AIM -> Reproduce all the material exactly, minus any pictures it holds.

DATA BLOCK ->
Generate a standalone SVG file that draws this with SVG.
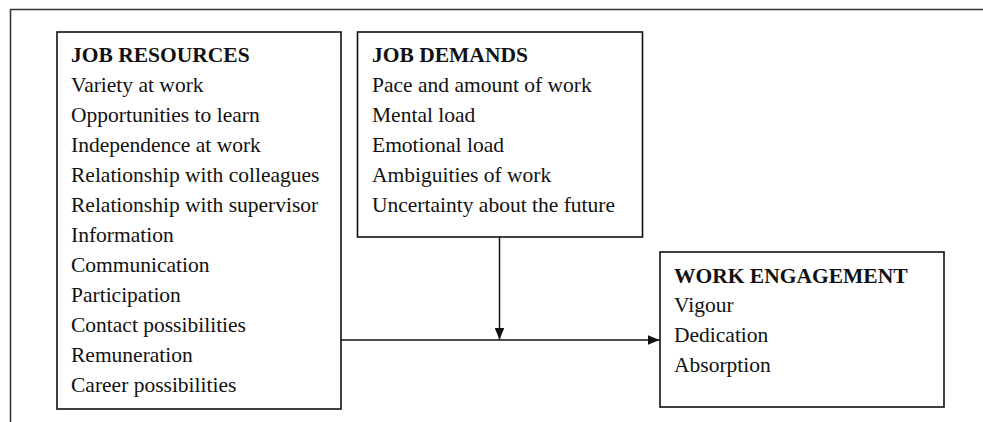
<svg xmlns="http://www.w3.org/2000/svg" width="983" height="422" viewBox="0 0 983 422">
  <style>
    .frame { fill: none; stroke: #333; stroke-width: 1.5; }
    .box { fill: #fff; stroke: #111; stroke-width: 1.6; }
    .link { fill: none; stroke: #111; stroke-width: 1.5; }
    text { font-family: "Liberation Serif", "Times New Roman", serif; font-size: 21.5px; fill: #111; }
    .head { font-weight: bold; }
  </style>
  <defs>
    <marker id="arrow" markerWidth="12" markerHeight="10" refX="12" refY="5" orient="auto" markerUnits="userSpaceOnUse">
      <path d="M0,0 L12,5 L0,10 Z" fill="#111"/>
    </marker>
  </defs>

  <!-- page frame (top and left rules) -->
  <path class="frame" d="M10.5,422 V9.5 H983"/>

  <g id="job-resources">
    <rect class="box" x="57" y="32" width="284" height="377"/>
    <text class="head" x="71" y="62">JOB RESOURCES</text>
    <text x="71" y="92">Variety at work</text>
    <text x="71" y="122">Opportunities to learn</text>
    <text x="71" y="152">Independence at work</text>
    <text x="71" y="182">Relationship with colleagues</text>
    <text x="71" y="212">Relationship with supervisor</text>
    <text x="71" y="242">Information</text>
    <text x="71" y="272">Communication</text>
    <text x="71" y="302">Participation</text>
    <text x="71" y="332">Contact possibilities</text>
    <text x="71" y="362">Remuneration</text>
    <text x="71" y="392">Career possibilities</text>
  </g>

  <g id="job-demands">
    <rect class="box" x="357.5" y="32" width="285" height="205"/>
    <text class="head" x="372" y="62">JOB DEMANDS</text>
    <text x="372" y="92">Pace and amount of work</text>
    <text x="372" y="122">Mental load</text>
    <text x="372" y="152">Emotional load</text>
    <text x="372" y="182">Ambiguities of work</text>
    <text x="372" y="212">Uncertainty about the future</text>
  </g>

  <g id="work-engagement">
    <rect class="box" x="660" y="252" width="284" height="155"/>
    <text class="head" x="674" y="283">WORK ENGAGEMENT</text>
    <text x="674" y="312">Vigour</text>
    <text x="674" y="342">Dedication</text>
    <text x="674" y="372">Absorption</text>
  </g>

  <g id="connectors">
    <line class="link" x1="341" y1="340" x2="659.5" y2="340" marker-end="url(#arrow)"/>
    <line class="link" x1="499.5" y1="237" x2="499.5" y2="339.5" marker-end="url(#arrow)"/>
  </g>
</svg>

WRITTEN ANSWER ->
Generate a standalone SVG file that draws this with SVG.
<svg xmlns="http://www.w3.org/2000/svg" width="983" height="422" viewBox="0 0 983 422">
  <style>
    .frame { fill: none; stroke: #333; stroke-width: 1.5; }
    .box { fill: #fff; stroke: #111; stroke-width: 1.6; }
    .link { fill: none; stroke: #111; stroke-width: 1.5; }
    text { font-family: "Liberation Serif", "Times New Roman", serif; font-size: 21.5px; fill: #111; }
    .head { font-weight: bold; }
  </style>
  <defs>
    <marker id="arrow" markerWidth="12" markerHeight="10" refX="12" refY="5" orient="auto" markerUnits="userSpaceOnUse">
      <path d="M0,0 L12,5 L0,10 Z" fill="#111"/>
    </marker>
  </defs>

  <!-- page frame (top and left rules) -->
  <path class="frame" d="M10.5,422 V9.5 H983"/>

  <g id="job-resources">
    <rect class="box" x="57" y="32" width="284" height="377"/>
    <text class="head" x="71" y="62">JOB RESOURCES</text>
    <text x="71" y="92">Variety at work</text>
    <text x="71" y="122">Opportunities to learn</text>
    <text x="71" y="152">Independence at work</text>
    <text x="71" y="182">Relationship with colleagues</text>
    <text x="71" y="212">Relationship with supervisor</text>
    <text x="71" y="242">Information</text>
    <text x="71" y="272">Communication</text>
    <text x="71" y="302">Participation</text>
    <text x="71" y="332">Contact possibilities</text>
    <text x="71" y="362">Remuneration</text>
    <text x="71" y="392">Career possibilities</text>
  </g>

  <g id="job-demands">
    <rect class="box" x="357.5" y="32" width="285" height="205"/>
    <text class="head" x="372" y="62">JOB DEMANDS</text>
    <text x="372" y="92">Pace and amount of work</text>
    <text x="372" y="122">Mental load</text>
    <text x="372" y="152">Emotional load</text>
    <text x="372" y="182">Ambiguities of work</text>
    <text x="372" y="212">Uncertainty about the future</text>
  </g>

  <g id="work-engagement">
    <rect class="box" x="660" y="252" width="284" height="155"/>
    <text class="head" x="674" y="283">WORK ENGAGEMENT</text>
    <text x="674" y="312">Vigour</text>
    <text x="674" y="342">Dedication</text>
    <text x="674" y="372">Absorption</text>
  </g>

  <g id="connectors">
    <line class="link" x1="341" y1="340" x2="659.5" y2="340" marker-end="url(#arrow)"/>
    <line class="link" x1="499.5" y1="237" x2="499.5" y2="339.5" marker-end="url(#arrow)"/>
  </g>
</svg>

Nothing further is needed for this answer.